A Fast Solver for Interpolating Stochastic Differential Equation Diffusion Models for Speech Restoration
A new solver cuts neural network evaluations from hundreds to just 10 for high-quality speech enhancement.
Researchers Bunlong Lay and Timo Gerkmann have published a paper introducing a novel fast solver specifically designed for interpolating Stochastic Differential Equation (iSDE) diffusion models, a category that includes the established speech enhancement model SGMSE+. The core innovation addresses a major bottleneck: traditional diffusion models for tasks like speech restoration require solving a complex reverse process, which can demand hundreds of evaluations of a large neural network, making them slow and computationally expensive. The team's new solver framework is tailored to the unique mathematics of iSDEs, which interpolate between a target clean signal and a noisy observation, unlike standard image diffusion models that move between data and pure noise.

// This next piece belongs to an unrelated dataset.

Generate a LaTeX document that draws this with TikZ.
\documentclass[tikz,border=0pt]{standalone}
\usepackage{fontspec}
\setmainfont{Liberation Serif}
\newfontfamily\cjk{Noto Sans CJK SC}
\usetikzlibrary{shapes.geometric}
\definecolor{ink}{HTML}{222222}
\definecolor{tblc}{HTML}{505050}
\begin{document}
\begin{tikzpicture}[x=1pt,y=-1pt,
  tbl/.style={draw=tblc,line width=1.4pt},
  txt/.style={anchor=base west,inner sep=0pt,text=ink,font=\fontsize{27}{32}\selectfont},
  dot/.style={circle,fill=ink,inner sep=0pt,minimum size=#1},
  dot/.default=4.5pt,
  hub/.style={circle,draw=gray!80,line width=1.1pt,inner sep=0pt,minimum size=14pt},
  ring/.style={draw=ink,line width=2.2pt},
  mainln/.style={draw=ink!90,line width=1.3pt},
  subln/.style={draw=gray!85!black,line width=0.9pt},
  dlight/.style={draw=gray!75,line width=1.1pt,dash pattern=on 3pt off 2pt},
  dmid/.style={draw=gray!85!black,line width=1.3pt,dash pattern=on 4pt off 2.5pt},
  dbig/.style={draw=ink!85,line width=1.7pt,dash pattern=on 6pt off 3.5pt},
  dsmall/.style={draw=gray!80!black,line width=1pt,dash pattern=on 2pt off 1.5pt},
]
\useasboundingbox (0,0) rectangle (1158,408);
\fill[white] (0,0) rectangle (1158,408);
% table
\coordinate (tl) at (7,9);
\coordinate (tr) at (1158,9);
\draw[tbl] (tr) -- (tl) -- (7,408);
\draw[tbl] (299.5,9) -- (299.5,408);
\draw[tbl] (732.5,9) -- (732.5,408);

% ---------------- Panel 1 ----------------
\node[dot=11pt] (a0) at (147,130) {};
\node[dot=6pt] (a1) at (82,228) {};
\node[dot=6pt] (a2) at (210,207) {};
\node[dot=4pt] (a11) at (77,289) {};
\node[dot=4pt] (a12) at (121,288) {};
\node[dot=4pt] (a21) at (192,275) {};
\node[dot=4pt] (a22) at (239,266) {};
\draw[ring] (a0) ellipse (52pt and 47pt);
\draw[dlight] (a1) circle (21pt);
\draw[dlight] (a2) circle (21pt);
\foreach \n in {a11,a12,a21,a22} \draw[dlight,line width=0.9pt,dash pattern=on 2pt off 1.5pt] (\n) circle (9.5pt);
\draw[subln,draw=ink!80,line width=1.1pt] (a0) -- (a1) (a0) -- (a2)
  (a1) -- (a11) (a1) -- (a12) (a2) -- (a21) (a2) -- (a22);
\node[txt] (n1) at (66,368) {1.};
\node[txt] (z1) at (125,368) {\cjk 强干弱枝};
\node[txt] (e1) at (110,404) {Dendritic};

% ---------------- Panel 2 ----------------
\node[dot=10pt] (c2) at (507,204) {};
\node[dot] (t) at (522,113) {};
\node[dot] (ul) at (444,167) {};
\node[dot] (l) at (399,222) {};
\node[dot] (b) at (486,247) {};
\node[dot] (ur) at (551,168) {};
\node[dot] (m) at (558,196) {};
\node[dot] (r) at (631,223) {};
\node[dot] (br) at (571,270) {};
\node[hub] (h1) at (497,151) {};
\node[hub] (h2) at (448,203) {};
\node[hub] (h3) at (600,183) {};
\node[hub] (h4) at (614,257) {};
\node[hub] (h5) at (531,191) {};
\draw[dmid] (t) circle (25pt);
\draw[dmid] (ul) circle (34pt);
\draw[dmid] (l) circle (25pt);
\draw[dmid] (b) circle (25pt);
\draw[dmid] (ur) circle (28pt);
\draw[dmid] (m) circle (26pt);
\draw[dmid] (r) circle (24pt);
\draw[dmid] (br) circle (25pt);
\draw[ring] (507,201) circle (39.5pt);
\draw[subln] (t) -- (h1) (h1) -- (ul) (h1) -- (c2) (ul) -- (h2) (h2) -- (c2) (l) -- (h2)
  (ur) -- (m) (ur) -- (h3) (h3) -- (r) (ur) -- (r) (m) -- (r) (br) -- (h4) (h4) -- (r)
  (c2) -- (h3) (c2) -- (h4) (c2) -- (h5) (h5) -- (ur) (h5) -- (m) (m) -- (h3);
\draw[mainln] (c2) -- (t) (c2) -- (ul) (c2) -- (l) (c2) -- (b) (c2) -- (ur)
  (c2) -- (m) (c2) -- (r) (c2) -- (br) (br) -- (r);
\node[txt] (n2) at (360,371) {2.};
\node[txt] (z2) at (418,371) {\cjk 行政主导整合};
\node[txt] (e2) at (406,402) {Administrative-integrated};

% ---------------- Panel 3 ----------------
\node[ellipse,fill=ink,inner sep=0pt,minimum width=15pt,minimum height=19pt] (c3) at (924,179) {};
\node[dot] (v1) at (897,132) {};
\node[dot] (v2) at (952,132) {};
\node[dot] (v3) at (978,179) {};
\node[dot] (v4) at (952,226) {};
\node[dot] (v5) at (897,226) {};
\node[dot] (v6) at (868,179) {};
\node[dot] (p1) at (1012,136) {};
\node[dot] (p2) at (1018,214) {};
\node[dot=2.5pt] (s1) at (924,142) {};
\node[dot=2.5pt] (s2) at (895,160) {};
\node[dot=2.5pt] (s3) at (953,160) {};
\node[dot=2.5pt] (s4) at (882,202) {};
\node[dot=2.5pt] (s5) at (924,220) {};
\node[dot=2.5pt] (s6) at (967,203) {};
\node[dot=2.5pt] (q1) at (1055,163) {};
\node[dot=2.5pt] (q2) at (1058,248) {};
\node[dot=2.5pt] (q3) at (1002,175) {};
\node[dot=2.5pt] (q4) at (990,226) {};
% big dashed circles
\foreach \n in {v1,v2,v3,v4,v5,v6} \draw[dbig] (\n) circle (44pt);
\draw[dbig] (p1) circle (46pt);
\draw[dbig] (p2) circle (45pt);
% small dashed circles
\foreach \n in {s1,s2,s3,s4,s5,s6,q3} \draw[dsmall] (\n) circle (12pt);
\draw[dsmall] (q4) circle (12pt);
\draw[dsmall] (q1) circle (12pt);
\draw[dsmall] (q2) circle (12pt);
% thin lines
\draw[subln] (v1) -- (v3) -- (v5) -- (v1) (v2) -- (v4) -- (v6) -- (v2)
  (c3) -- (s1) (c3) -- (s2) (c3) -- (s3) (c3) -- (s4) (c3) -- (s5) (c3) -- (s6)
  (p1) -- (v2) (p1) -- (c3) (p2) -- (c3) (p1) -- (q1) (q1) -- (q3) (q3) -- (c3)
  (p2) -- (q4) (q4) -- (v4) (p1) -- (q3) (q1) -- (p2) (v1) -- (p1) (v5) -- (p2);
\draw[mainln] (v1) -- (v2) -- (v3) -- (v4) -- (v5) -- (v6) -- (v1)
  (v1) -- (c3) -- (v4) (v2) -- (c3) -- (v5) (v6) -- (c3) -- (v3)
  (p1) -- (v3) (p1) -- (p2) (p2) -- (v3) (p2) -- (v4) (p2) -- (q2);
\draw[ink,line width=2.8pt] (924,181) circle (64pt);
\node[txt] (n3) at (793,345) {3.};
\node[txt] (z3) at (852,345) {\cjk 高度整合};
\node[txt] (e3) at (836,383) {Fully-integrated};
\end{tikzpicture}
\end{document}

This technical breakthrough enables remarkably efficient sampling. The proposed solver can generate high-quality restored speech with as few as 10 neural network evaluations across multiple tasks like denoising and enhancement. This represents a potential order-of-magnitude speedup, transforming these powerful but previously sluggish models from research curiosities into practical tools. By drastically reducing the computational cost, the work paves the way for real-time or near-real-time application of state-of-the-art diffusion models in audio processing, from cleaning up podcast recordings to restoring historical audio archives.
- New solver framework for iSDE diffusion models cuts neural network evaluations to just 10 steps for speech restoration.
- Targets models like SGMSE+, which interpolate between clean and noisy signals, unlike standard image diffusion models.
- Enables order-of-magnitude faster sampling, making high-quality diffusion-based audio enhancement practical for real-time use.
Why It Matters
Makes state-of-the-art diffusion models for audio cleanup fast enough for real-world applications like call centers, content creation, and archival work.